Fabien Cloutier

Fabien Cloutier au Théâtre Outremont | L’irrévérence assumée de Fabien Cloutier

Après une tournée de rodage en région, Fabien Cloutier célébrait hier la rentrée montréalaise de son plus récent spectacle solo, Assume. À cheval entre le conte urbain, le stand up et le monologue pur, l’orateur tisse, toujours avec sarcasme et désinvolture, une toile de fabulations délicieusement inusitées et grossières. Portrait d’une performance singulière.

« Je n’ai jamais tué d’écureuil à coup de marteau. » L’avertissement est lancé ; tout ce que dit ou dira Fabien durant le spectacle est le fruit d’une exagération, d’une ironie exposée au grand jour.

Il prépare le public au dérapage. Car pour déraper, il dérape. Il n’épargne personne. Les minorités visibles et invisibles, les gros, les laites, les tout croches, les nounounes ; sans ménagement et sans distinction, tout le monde passe au tordeur.

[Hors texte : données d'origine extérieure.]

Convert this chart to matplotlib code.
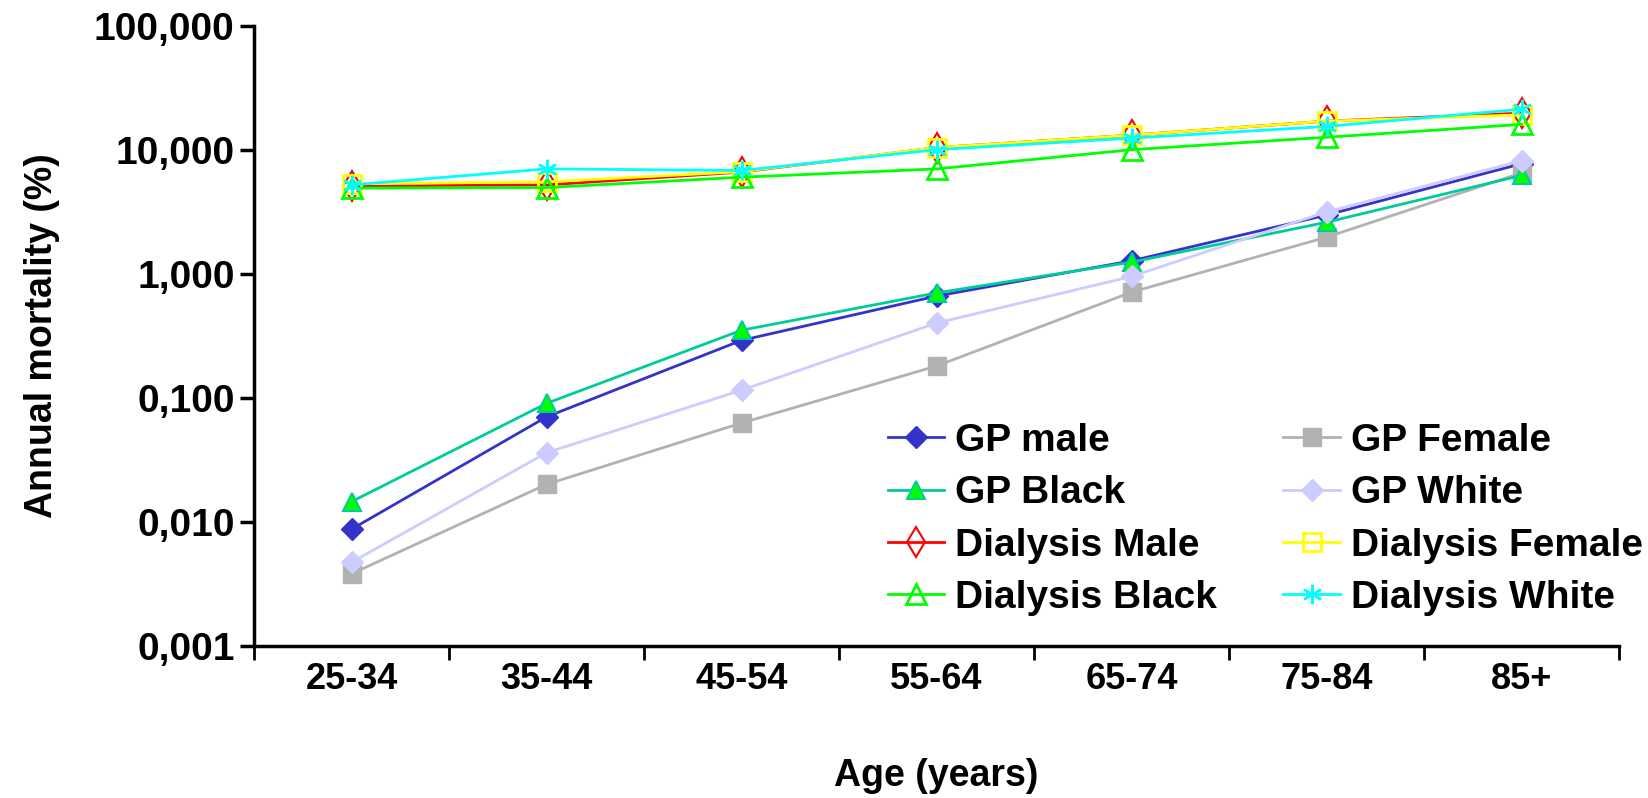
import matplotlib
matplotlib.use("Agg")
import matplotlib.pyplot as plt
from matplotlib.ticker import FixedLocator, FuncFormatter, NullFormatter

# age groups and annual mortality (%)
ages = ['25-34', '35-44', '45-54', '55-64', '65-74', '75-84', '85+']
gp_male = [0.0087, 0.070, 0.29, 0.66, 1.27, 2.97, 7.7]
gp_female = [0.0038, 0.020, 0.0625, 0.18, 0.71, 1.97, 6.5]
gp_black = [0.0145, 0.090, 0.35, 0.70, 1.24, 2.6, 6.2]
gp_white = [0.0047, 0.036, 0.115, 0.40, 0.95, 3.15, 8.15]
dial_male = [5.1, 5.2, 6.6, 10.4, 13.1, 17.0, 19.7]
dial_female = [5.3, 5.5, 6.65, 10.4, 13.1, 17.0, 19.1]
dial_black = [4.9, 4.95, 6.0, 7.0, 10.0, 12.6, 16.0]
dial_white = [5.2, 7.0, 6.8, 10.0, 12.4, 15.4, 21.2]
y_ticks = [0.001, 0.01, 0.1, 1, 10, 100]

plt.rcParams['font.family'] = ['Liberation Sans', 'DejaVu Sans']
plt.rcParams['font.weight'] = 'bold'

fig = plt.figure(figsize=(16.48, 7.98), dpi=100)
ax = fig.add_axes([254 / 1648, 1 - 645.7 / 798, (1619 - 254) / 1648, (645.7 - 25.7) / 798])

x = list(range(len(ages)))
lw = 2.0

series = [
    ("GP male", gp_male, dict(color='#3333CC', marker='D', ms=11, mfc='#3333CC', mec='#3333CC')),
    ("GP Female", gp_female, dict(color='#B2B2B2', marker='s', ms=13, mfc='#B2B2B2', mec='#B2B2B2')),
    ("GP Black", gp_black, dict(color='#00CC99', marker='^', ms=13, mfc='#00FF00', mec='#00CC99', mew=1.5)),
    ("GP White", gp_white, dict(color='#CCCCFF', marker='D', ms=11, mfc='#CCCCFF', mec='#CCCCFF')),
    ("Dialysis Male", dial_male, dict(color='#FF0000', marker='d', ms=15, mfc='none', mec='#FF0000', mew=1.5)),
    ("Dialysis Female", dial_female, dict(color='#FFFF00', marker='s', ms=13, mfc='none', mec='#FFFF00', mew=2)),
    ("Dialysis Black", dial_black, dict(color='#00FF00', marker='^', ms=14, mfc='none', mec='#00FF00', mew=2)),
    ("Dialysis White", dial_white, dict(color='#00FFFF', marker=(6, 2, 0), ms=14, mec='#00FFFF', mew=1.8)),
]

handles = {}
for name, vals, style in series:
    line, = ax.plot(x, vals, lw=lw, label=name, **style)
    handles[name] = line

ax.set_yscale('log')
ax.set_ylim(0.001, 100)
ax.set_xlim(-0.5, len(ages) - 0.5)

ax.yaxis.set_major_locator(FixedLocator(y_ticks))
ax.yaxis.set_minor_locator(FixedLocator([]))
ax.yaxis.set_major_formatter(FuncFormatter(lambda v, p: f"{v:.3f}".replace('.', ',')))

# ticks at category boundaries, labels at centres
ax.xaxis.set_major_locator(FixedLocator([i - 0.5 for i in range(len(ages) + 1)]))
ax.xaxis.set_major_formatter(NullFormatter())
ax.xaxis.set_minor_locator(FixedLocator(x))
ax.set_xticklabels(ages, minor=True)
ax.tick_params(axis='x', which='minor', length=0, pad=12, labelsize=26)
ax.tick_params(axis='x', which='major', length=10, width=2, direction='out')
ax.tick_params(axis='y', which='major', length=10, width=2.5, direction='out', labelsize=28, pad=4)

for s in ['top', 'right']:
    ax.spines[s].set_visible(False)
for s in ['left', 'bottom']:
    ax.spines[s].set_linewidth(2.5)

ax.set_xlabel("Age (years)", fontsize=27, fontweight='bold', labelpad=44)
ax.set_ylabel("Annual mortality (%)", fontsize=27, fontweight='bold', labelpad=24)

order = ["GP male", "GP Black", "Dialysis Male", "Dialysis Black",
         "GP Female", "GP White", "Dialysis Female", "Dialysis White"]
fig.legend([handles[n] for n in order], order, ncol=2, frameon=False,
           loc='upper left', bbox_to_anchor=(888 / 1648, 1 - 423 / 798),
           fontsize=28, handlelength=1.45, handletextpad=0.28,
           columnspacing=1.7, labelspacing=0.42, borderpad=0, borderaxespad=0)

fig.savefig("out.png", dpi=100)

Des jokes de pédophiles, de vaginites, d’animaux morts, rien de trop déplacé ou de trop ci ou de trop ça ; nous sommes avertis.

Il s’est fait le cadeau d’assumer, et ça marche. Il entraine le public dans toutes sortes de directions plus consternantes les unes que les autres, en mettant en lumière les préjugés véhiculés par notre société. Il joue le gars qui chie sur la tête de tout le monde, mais on reconnait la sensibilité et la prise de position en arrière.

Seul avec un micro sur pied et un écureuil empaillé, il livre une performance verbale agile et son niveau d’énergie demeure tout au long. Appuyé par des jeux d’éclairages et des musiques originales soutenant l’intrigue, il s’amuse comme un enfant à imiter, dénoncer, critiquer, démaquiller les tabous et les non-dits. La mise en scène reste centrée, sans devenir statique, et les mots restent les grandes vedettes de ce monologue hilarant.

Habile orateur, plume fine

Qu’on adhère ou non à la convention d’indiscrétion de Fabien Cloutier, on ne peut nier son habileté pour l’écriture. Les expressions les plus crues se métamorphosent en bijoux de poésie sous nos yeux ébahis. « Collectivement, nous nous en tabarnaquons. » devient rapidement une conjugaison tout à fait acceptée, à condition d’adhérer à la convention de vulgarité assumée.

Celui qui nous avait offert la renversante pièce Billy ou les jours de hurlement, qui traitait aussi de nos préjugés collectifs et de la peur de l’autre, réussit à jongler avec la grossièreté de nos opinions déplacés pour les décliner en leçon de sagesse. Il se permet des prises de position sans punch, sans craindre les malaises créés par la provocation. C’est d’ailleurs un terrain de jeu très fertile que ce genre de show pour les « non-humoristes » ; comme le public ne s’attend pas à du stand-up classique, Cloutier peut se permettre de ne pas obtenir le rire à tout prix, et ainsi naviguer vers le monologue plus théâtral, toujours dans une fluidité parfaite.

Bien sûr, il faut garder en tête que le contenant ne l’emporte pas sur le contenu ; on ne retient pas que le vulgaire et l’irrévérencieux de l’artiste, mais surtout ces dénonciations et les causes qui lui tiennent à coeur. C’est un travail admirable et tout un défi que de se permettre de créer ce genre de spectacle tout à fait singulier et personnel. Si vous assumez aussi, vous ne le regretterez pas.